ACEHTREND.CO,Siglu- Puluhan perempuan duduk saling berhadapan. Di depan mereka masing-masing sudah dipasang kompor gas dan acuan berupa belanga tanah. Hari ini, Minggu (25/3/2018) mereka meramaikan acara toet apam (membuat serabi) di Gampong Blang Dhod, Kecamatan Tangse,Pidie.
Tradisi “toet apam” atau memasak serabi ini menjadi salah satu warisan lelulur masyarakat saat memasuki bulan Rajab. Bulan Rajab adalah satu bulan penanggalan dalam kalender Islam.
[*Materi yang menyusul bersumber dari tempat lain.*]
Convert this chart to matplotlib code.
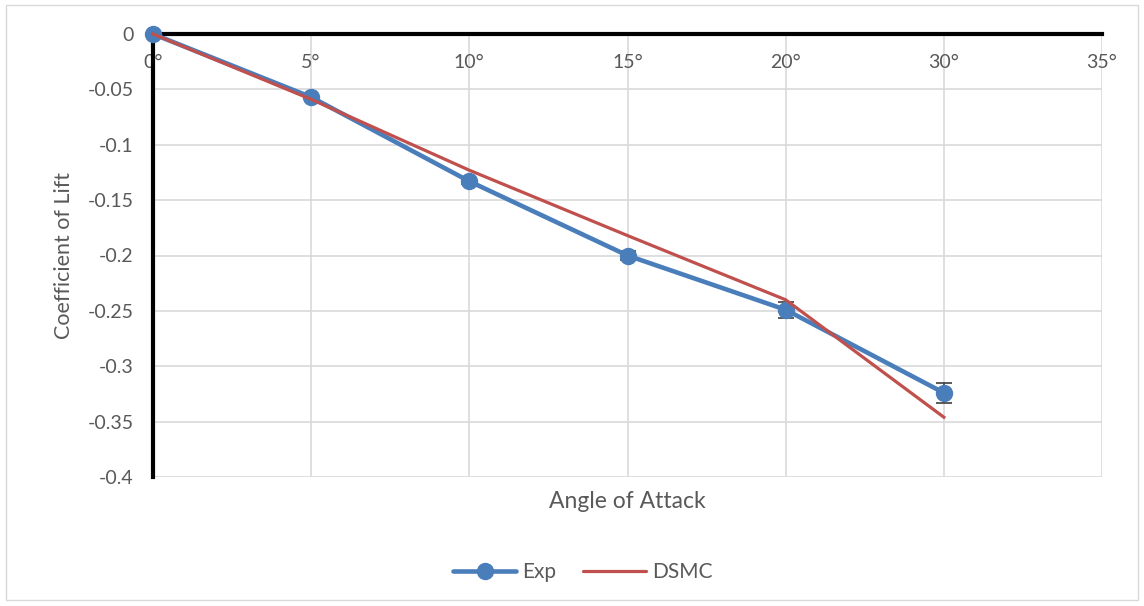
import matplotlib
matplotlib.use("Agg")
import matplotlib.pyplot as plt
from matplotlib.patches import Rectangle
from matplotlib.lines import Line2D

categories = ["0°", "5°", "10°", "15°", "20°", "30°", "35°"]
exp_vals = [0, -0.057, -0.133, -0.200, -0.249, -0.324]
exp_err = [0, 0.002, 0.002, 0.004, 0.007, 0.009]
dsmc_vals = [0, -0.059, -0.123, -0.182, -0.240, -0.346]
y_ticks = [0, -0.05, -0.1, -0.15, -0.2, -0.25, -0.3, -0.35, -0.4]
y_labels = ["0", "-0.05", "-0.1", "-0.15", "-0.2", "-0.25", "-0.3", "-0.35", "-0.4"]

plt.rcParams['font.family'] = ['Lato', 'DejaVu Sans']
txt = '#595959'
blue = '#4a7ebb'
red = '#c0504d'

fig = plt.figure(figsize=(11.44, 6.06), dpi=100)
fig.patches.append(Rectangle((6/1144, 1-600/606), 1132/1144, 595/606, transform=fig.transFigure,
                             fill=False, edgecolor='#d9d9d9', lw=1))
ax = fig.add_axes([153/1144, 1-477/606, (1102-153)/1144, (477-34)/606])

x = list(range(len(exp_vals)))
ax.errorbar(x, exp_vals, yerr=exp_err, color=blue, lw=3.3, marker='o', ms=11.5,
            ecolor='#404040', elinewidth=1.2, capsize=6, capthick=1.2, zorder=4, clip_on=False)
ax.plot(x, dsmc_vals, color=red, lw=2.3, zorder=5, clip_on=False)

ax.set_xlim(0, len(categories) - 1)
ax.set_ylim(-0.4, 0)
ax.set_xticks(range(len(categories)))
ax.set_xticklabels(categories)
ax.set_yticks(y_ticks)
ax.set_yticklabels(y_labels)
ax.grid(True, color='#d9d9d9', lw=1.2, zorder=0)
ax.set_axisbelow(True)

for s in ['right', 'bottom']:
    ax.spines[s].set_visible(False)
ax.spines['top'].set_color('black')
ax.spines['top'].set_linewidth(3)
ax.spines['left'].set_color('black')
ax.spines['left'].set_linewidth(3)
ax.spines['top'].set_zorder(2)
ax.spines['left'].set_zorder(2)

ax.tick_params(axis='x', top=False, bottom=False, labeltop=True, labelbottom=False,
               length=0, pad=-27, labelsize=14, labelcolor=txt)
ax.tick_params(axis='y', length=0, pad=14, labelsize=14, labelcolor=txt)

ax.set_xlabel('Angle of Attack', fontsize=16.5, color=txt, labelpad=10)
ax.set_ylabel('Coefficient of Lift', fontsize=15.5, color=txt, labelpad=10)

handles = [Line2D([], [], color=blue, lw=3.3, marker='o', ms=11.5, solid_capstyle='round'),
           Line2D([], [], color=red, lw=2.3, solid_capstyle='round')]
leg = fig.legend(handles, ['Exp', 'DSMC'], loc='center',
                 bbox_to_anchor=(583/1144, 1-572/606), ncol=2, frameon=False,
                 fontsize=15, handlelength=3.0, columnspacing=1.3, handletextpad=0.3)
for t in leg.get_texts():
    t.set_color(txt)

fig.savefig('out.png', dpi=100)
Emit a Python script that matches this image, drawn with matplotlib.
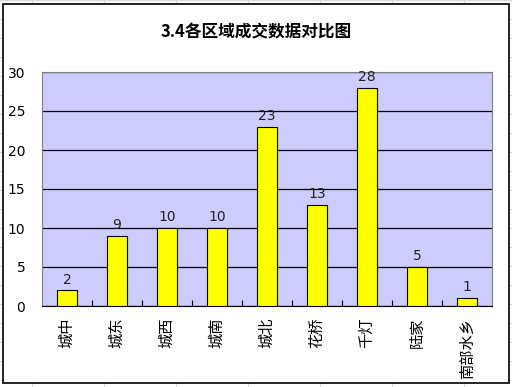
import matplotlib.pyplot as plt
from matplotlib.patches import Rectangle
from matplotlib.lines import Line2D

plt.rcParams['font.family'] = ['Noto Sans CJK SC', 'DejaVu Sans']

regions = ["城中", "城东", "城西", "城南", "城北", "花桥", "千灯", "陆家", "南部水乡"]
deals = [2, 9, 10, 10, 23, 13, 28, 5, 1]
y_ticks = [0, 5, 10, 15, 20, 25, 30]

W, H = 512, 387
fig = plt.figure(figsize=(W / 100, H / 100), dpi=100)

# spreadsheet grid behind the chart
for x in [32, 104, 176, 248, 320, 392, 464]:
    fig.add_artist(Line2D([x / W, x / W], [0, 1], color="#d8d8d8", lw=0.8, zorder=-3))
for y in range(0, H, 19):
    fig.add_artist(Line2D([0, 1], [1 - y / H, 1 - y / H], color="#d8d8d8", lw=0.8, zorder=-3))

# chart frame
fig.add_artist(Rectangle((3 / W, 4 / H), 506 / W, 379 / H, facecolor="white",
                         edgecolor="black", lw=1.2, transform=fig.transFigure, zorder=-2))

ax = fig.add_axes([42 / W, 1 - 306 / H, 450 / W, 234 / H])
ax.set_zorder(2)
ax.set_facecolor("#ccccff")
x = range(len(regions))
ax.bar(x, deals, width=0.4, color="#ffff00", edgecolor="black", lw=0.8, zorder=3)
for i, v in enumerate(deals):
    ax.text(i, v + 0.5, str(v), ha="center", va="bottom", fontsize=10,
            family="DejaVu Sans", color="#222222")

ax.set_xlim(-0.5, len(regions) - 0.5)
ax.set_ylim(0, 30)
ax.set_yticks(y_ticks)
ax.tick_params(axis="y", length=0, labelsize=10, pad=12)
for lab in ax.get_yticklabels():
    lab.set_family("DejaVu Sans")
ax.yaxis.grid(True, color="black", lw=0.9, zorder=1)
ax.set_axisbelow(True)

ax.set_xticks([i + 0.5 for i in range(len(regions) - 1)])
ax.set_xticklabels([])
ax.tick_params(axis="x", direction="in", length=4, width=0.8)
for i, name in enumerate(regions):
    ax.text(i, -1.5, name, ha="center", va="top", fontsize=11, rotation=90,
            rotation_mode="default")

for side in ["top", "right"]:
    ax.spines[side].set_color("#808080")
ax.spines["left"].set_color("#808080")
ax.spines["bottom"].set_color("black")

fig.text(0.5, 1 - 32 / H, "3.4各区域成交数据对比图", ha="center", va="center",
         fontsize=12, fontweight="bold", zorder=3)

fig.savefig("out.png", dpi=100)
Bagi masyarakat Aceh, bulan ini dikenal sebagai istilah “buleuen apam”. Pasalnya, memasuki bulan ini, sudah menjadi tradisi bagi masyarakat Aceh memasak apam. Tradisi yang mayoritas digeluti kaum hawa ini telah dilakuan secara turun temurun. Biasanya, tradisi ini sering dilakukan secara berkelompok dengan menggelar kenduri apam.
Adapun apam ini dimasak dalam cudu, yaitu periuk tanah yang secara khusus telah dipersiapkan dengan berbagai ukuran. Sebelumnya, cudu tersebut dahulu telah diberikan sedikit garam agar nantinya serabi tidak lengket.
“Kami memakai garam agar tidak lengket saat apamnya sudah matang. Selain itu untuk menjaga aroma khas tetap terjaga dan terasa lebih gurih,” ujar Nazariah, warga setempat kepada aceHTrend, Minggu (25/3/2018).
Nazariah mengatakan, memasak apam membutuhkan waktu sekitar satu menit. Adapun bahan-bahan yang diperlukan di antaranya tepung beras, santan kelapa, gula dan daun pandan. Api yang dipergunakan untuk memasak apam harus terlihat normal dan stabil, artinya tidak boleh besar dan kecil. Tujuannya agar apam yang dimasak tidak hangus.
Nazariah menambahkan, apam yang sudah dimasak itu dibagi-bagikan pada tetangga atau fakir miskin. Biasanya, warga sering membawa penganan mirip serabi tersebut ke meunasah-meunasah agar bisa disantap bersama-sama. Adapun sajian khas Aceh ini biasanya sering disajikan bersama kuah kolak berisi santan yang dicampur irisan pisang, nangka atau ketela.
“Tradisi ini sudah ada sejak saya masih kecil sekitar tahun 1970-an. Biasanya kami memasaknya mulai masuk Rajab hingga ramadhan. Ini sudah menjadi tradisi kami yang secara turun temurun walaupun sekarang kebiasaan ini sudah agak jarang kita temukan,” ujar Nazariah.